A Crossing Industry

2018.10.03

A Crossing Industry is a video game exploring the economy of clandestine crossings in the occupied territories of Palestine. It is one component of a larger hybrid project mixing artistic creation, scientific research and interactive multimedia.

In A Crossing Industry, players guide an anthropologist as he investigates the impact of the border wall/fence on the harvesting of wild artichokes in a Palestinian village. During his mission, the anthropologist discovers the importance of the informal economy organised around clandestine crossings of Palestinians into Israel. This economy connects Palestinians to Israelis and reconfigures the public and private spaces of these two populations.

The storyline is based on the ethnographic research of Cédric Parizot (IREMAM/CNRS UMR 7310, CNRS/Aix-Marseille Université) between 1994 and 2010. The game works as a fictional documentary of these activities, allowing players to better understand the role of field research, and even to possibly better understand certain aspects of the Israeli-Palestinian conflict.

The game was designed and developed by the artist Douglas Edric Stanley in collaboration with Robin Moretti, with assistance from the students of the Atelier Hypermédia at the Aix-en-Provence School of Art as well as antiAtlas des frontières, a research group of artists, researchers and experts attempting to apprehend in a unique way the mutations of borders and spaces in our contemporaneous societies.
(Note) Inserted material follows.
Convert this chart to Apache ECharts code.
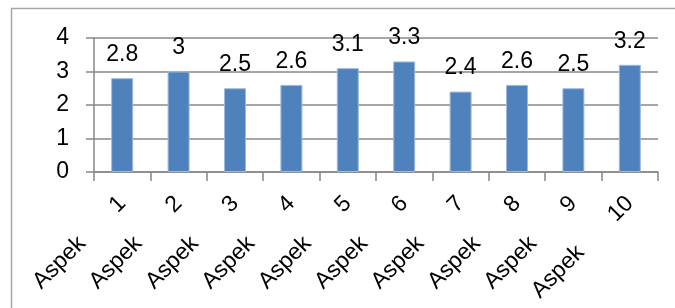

For a better understanding of previous iterations of this game and the role experimental research played in the creation of methodologies for collaboration between video game creators and scientific research, the following link provides more information: cf. Research, Art and Video Games: Ethnography of an Extra-Disciplinary Exploration (en) / Recherche art et jeu video : éthnographie d’une exploration extra-disciplinaire (fr)

Despite this previous research, this new iteration is in fact an entirely new game, built from scratch between 2017-2018, using these methodologies as a starting framework, but with the clear intention to innovate more directly in the field of video games, to build new game development tools and to explore the narrative possibilities of playable documentary fiction.